Nothing but the lines from the top of the data to the line holding "import * as" should be printed, word for word and both ends included; leave the pictures out.

>>>>>

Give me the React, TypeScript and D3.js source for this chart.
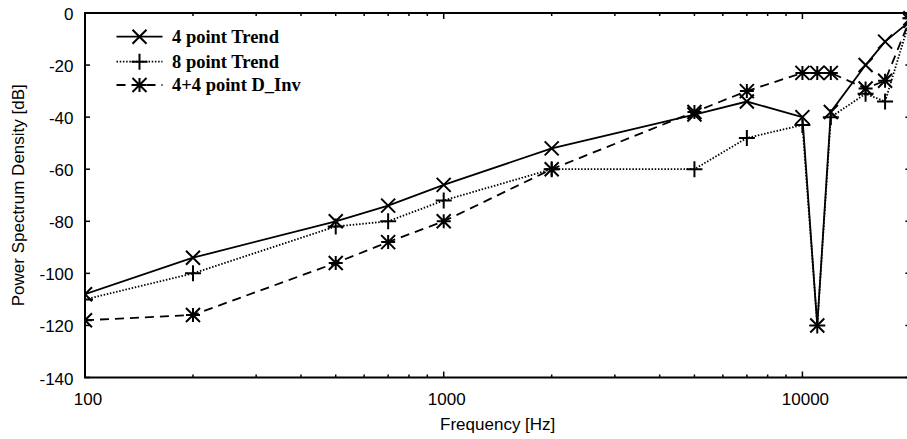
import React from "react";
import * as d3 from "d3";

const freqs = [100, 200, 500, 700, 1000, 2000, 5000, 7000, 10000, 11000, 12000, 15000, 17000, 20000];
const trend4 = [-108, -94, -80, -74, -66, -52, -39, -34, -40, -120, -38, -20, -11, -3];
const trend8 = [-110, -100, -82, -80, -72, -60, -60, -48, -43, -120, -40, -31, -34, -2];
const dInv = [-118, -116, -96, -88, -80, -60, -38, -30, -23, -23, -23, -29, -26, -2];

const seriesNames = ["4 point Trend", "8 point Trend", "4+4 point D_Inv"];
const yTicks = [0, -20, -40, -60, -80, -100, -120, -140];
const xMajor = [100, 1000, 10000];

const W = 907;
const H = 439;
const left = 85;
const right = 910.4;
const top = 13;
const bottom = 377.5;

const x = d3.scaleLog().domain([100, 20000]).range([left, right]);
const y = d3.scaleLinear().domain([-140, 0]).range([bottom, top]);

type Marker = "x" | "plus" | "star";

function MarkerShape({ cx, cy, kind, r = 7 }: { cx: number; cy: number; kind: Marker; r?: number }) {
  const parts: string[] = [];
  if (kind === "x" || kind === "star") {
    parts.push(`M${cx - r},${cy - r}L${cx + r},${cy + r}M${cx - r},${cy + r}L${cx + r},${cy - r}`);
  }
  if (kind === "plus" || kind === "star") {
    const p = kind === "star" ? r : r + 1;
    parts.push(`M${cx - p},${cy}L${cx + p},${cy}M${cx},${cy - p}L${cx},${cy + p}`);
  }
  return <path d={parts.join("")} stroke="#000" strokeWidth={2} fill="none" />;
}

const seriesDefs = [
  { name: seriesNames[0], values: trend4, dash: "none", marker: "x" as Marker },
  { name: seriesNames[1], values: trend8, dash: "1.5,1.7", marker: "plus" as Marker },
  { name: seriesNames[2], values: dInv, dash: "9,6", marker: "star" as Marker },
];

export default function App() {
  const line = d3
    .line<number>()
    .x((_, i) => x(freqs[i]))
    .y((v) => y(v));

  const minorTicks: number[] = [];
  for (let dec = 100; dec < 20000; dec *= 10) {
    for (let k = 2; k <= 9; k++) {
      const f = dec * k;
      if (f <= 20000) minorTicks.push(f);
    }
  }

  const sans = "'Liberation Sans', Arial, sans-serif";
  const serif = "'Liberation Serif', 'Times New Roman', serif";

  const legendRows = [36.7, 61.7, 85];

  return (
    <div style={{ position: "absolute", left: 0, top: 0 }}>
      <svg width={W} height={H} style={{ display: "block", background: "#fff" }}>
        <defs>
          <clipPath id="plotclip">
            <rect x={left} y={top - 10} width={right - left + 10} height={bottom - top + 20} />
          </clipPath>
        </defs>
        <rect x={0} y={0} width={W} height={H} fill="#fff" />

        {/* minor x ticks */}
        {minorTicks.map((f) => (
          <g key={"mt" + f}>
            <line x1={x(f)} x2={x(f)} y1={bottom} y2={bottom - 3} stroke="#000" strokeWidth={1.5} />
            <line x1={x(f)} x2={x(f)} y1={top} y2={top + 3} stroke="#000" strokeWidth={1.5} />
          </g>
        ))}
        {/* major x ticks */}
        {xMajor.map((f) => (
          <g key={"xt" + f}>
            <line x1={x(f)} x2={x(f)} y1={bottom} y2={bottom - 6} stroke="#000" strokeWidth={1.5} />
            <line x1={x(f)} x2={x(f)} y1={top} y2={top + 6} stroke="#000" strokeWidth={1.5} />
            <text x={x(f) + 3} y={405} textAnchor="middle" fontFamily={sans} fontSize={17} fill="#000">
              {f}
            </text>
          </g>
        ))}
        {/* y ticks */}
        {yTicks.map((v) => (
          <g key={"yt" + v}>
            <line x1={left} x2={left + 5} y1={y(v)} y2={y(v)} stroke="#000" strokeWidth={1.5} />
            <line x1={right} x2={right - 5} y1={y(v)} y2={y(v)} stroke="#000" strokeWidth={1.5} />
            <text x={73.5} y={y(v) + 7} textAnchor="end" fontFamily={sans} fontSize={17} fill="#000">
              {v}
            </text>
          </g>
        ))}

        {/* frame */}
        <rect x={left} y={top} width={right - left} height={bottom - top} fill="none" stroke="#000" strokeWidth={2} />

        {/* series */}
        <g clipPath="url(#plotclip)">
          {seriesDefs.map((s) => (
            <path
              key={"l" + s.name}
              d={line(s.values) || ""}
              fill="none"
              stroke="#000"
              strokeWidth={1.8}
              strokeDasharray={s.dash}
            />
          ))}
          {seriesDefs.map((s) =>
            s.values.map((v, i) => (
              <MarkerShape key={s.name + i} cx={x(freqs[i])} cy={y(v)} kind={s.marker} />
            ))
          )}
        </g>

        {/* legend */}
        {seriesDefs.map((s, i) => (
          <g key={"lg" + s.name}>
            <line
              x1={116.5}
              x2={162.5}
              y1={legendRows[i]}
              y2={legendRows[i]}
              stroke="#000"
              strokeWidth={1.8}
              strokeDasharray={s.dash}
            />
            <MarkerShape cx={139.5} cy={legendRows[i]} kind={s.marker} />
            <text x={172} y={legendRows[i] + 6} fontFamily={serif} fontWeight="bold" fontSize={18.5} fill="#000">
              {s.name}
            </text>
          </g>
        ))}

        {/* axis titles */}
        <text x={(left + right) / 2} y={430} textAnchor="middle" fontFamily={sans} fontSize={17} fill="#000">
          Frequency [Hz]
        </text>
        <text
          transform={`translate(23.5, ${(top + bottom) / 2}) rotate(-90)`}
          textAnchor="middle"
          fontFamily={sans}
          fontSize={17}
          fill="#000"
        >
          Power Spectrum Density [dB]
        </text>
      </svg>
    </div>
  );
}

<<<<<

### ANSWER TO THE TASK
Give me the React, TypeScript and D3.js source for this chart.
import React from "react";
import * as d3 from "d3";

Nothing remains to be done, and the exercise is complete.